SUPPLIED MATERIAL:

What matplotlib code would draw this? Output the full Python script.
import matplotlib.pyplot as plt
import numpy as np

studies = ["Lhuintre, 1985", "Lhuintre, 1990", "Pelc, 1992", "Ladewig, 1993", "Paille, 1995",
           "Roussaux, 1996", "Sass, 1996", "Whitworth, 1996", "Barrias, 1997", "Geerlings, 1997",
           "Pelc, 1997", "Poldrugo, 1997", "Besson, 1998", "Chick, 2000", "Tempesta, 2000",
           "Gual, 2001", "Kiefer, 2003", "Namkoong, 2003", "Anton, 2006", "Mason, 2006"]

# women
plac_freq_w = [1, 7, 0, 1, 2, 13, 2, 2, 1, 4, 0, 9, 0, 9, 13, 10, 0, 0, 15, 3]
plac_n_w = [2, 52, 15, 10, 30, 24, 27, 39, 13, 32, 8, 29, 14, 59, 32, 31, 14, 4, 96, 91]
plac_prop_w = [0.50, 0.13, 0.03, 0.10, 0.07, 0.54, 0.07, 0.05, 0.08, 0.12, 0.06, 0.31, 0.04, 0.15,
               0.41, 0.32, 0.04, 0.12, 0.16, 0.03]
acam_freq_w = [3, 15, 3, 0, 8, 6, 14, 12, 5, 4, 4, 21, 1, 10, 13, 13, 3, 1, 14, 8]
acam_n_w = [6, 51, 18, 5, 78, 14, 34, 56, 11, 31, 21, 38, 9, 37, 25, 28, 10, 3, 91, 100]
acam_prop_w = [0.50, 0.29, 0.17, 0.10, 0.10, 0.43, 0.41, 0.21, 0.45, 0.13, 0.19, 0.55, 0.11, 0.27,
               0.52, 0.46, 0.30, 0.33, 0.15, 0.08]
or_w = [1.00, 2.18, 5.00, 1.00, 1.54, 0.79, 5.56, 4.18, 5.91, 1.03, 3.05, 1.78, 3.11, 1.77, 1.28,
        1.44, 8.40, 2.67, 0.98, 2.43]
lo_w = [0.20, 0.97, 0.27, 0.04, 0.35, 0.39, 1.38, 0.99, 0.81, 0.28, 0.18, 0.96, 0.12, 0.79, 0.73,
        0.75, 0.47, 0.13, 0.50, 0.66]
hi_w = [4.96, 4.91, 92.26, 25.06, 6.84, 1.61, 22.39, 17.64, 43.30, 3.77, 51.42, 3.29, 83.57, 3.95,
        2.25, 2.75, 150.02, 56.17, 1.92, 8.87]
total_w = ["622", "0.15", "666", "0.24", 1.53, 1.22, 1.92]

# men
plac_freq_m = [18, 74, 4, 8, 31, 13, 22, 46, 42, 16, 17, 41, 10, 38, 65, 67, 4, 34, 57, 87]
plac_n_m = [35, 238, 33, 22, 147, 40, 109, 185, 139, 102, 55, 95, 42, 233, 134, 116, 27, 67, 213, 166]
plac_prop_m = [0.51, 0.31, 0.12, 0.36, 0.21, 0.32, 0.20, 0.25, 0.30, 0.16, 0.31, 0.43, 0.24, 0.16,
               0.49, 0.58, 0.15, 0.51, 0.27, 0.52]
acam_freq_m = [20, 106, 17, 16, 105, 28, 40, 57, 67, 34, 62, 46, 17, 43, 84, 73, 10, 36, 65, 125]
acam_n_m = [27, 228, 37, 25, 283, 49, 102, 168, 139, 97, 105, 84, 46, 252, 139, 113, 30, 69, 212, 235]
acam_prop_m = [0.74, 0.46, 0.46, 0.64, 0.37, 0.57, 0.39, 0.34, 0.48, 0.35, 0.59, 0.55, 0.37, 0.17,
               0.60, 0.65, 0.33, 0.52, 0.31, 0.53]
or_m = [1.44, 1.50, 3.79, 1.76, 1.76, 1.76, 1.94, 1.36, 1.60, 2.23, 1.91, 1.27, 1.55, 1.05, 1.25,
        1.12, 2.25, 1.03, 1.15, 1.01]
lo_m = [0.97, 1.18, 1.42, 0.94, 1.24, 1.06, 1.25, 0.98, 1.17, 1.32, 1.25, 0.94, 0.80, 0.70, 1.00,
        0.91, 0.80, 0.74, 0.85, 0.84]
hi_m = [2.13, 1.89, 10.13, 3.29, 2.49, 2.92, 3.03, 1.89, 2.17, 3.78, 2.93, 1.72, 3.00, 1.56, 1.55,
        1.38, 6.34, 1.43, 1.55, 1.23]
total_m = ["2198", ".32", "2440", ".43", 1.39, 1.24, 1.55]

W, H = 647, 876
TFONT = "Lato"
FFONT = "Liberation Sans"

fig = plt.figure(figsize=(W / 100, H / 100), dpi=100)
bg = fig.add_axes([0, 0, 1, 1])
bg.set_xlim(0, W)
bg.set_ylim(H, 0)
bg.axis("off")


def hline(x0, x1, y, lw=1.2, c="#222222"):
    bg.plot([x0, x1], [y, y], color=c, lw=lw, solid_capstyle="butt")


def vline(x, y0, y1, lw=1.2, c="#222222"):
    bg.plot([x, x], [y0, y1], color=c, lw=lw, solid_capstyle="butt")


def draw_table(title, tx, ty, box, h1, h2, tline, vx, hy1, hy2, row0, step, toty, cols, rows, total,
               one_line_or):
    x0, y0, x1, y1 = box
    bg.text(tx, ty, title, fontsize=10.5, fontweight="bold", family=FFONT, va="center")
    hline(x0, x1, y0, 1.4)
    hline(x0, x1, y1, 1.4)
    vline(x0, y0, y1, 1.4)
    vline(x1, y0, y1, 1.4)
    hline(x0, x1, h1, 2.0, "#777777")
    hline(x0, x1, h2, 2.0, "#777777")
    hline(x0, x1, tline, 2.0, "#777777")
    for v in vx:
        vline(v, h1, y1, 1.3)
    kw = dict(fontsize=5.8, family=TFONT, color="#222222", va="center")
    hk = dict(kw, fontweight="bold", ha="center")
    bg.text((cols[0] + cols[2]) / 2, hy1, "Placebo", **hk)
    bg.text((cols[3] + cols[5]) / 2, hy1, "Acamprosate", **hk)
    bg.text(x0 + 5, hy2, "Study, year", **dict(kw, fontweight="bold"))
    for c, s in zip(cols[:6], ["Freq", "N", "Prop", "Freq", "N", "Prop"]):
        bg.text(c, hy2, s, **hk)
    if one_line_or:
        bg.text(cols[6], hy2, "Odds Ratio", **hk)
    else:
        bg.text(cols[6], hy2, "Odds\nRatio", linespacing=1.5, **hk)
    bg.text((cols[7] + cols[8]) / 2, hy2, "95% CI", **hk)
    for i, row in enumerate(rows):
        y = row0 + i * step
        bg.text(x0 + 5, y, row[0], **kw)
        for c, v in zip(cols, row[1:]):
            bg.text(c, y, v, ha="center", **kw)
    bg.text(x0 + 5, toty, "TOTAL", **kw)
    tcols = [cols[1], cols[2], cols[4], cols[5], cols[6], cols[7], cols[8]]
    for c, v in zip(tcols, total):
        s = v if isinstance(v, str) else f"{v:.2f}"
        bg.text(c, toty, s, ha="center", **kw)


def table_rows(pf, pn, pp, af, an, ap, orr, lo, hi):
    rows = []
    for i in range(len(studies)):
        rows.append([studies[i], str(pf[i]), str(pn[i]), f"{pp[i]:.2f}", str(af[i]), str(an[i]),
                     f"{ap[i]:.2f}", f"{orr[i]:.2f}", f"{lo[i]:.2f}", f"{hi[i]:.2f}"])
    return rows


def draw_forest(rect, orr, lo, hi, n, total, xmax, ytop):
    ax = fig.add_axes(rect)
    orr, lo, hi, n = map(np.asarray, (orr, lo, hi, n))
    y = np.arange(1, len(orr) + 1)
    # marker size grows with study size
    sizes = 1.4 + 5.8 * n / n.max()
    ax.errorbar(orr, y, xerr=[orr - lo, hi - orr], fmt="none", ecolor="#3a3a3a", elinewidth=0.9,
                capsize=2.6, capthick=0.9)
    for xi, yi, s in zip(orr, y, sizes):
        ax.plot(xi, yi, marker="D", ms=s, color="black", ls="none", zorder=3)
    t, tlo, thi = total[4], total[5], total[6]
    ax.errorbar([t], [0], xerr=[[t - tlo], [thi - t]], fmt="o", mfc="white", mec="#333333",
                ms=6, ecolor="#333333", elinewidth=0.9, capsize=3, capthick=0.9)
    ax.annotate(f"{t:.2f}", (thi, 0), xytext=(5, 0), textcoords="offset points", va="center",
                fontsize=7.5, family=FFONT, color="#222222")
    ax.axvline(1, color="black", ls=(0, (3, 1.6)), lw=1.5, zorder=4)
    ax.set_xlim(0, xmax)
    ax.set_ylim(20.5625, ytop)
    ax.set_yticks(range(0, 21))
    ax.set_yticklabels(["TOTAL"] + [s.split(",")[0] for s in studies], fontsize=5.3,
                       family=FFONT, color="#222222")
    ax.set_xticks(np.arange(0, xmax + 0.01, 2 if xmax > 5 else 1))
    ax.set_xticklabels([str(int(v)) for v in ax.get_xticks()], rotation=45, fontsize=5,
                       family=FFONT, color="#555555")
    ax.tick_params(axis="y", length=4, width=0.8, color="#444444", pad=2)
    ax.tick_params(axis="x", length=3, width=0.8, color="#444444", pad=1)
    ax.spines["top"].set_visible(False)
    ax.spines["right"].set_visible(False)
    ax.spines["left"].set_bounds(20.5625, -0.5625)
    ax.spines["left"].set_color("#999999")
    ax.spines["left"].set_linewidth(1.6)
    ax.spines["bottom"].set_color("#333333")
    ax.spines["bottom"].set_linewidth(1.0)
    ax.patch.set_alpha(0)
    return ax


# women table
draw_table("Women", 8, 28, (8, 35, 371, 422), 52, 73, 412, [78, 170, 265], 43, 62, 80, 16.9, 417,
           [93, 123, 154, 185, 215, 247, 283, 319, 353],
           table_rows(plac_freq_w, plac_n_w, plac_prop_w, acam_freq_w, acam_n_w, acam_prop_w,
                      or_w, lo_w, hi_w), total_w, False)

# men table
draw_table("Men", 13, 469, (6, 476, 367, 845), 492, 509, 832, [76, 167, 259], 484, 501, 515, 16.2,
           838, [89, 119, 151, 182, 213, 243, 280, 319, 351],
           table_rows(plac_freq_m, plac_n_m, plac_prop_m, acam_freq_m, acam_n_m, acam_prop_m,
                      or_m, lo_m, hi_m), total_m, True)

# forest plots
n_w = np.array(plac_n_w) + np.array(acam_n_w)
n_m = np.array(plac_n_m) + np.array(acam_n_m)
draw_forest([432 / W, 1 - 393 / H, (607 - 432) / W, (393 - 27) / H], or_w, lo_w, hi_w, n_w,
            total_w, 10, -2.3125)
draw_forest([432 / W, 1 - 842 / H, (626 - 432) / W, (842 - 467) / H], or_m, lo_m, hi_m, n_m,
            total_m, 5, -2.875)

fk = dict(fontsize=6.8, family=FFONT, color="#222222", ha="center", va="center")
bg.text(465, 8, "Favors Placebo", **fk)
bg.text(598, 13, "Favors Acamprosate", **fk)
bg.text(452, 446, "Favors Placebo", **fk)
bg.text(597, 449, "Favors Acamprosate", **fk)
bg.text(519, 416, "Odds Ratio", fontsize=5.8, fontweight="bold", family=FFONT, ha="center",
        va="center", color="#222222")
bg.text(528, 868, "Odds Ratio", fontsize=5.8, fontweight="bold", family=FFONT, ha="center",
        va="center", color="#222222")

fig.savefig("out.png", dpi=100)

PROMPT: Please write out exactly the lines from the start of the data through the line that contains "import numpy as np", both ends included, and nothing else.

RIGHT ANSWER:
What matplotlib code would draw this? Output the full Python script.
import matplotlib.pyplot as plt
import numpy as np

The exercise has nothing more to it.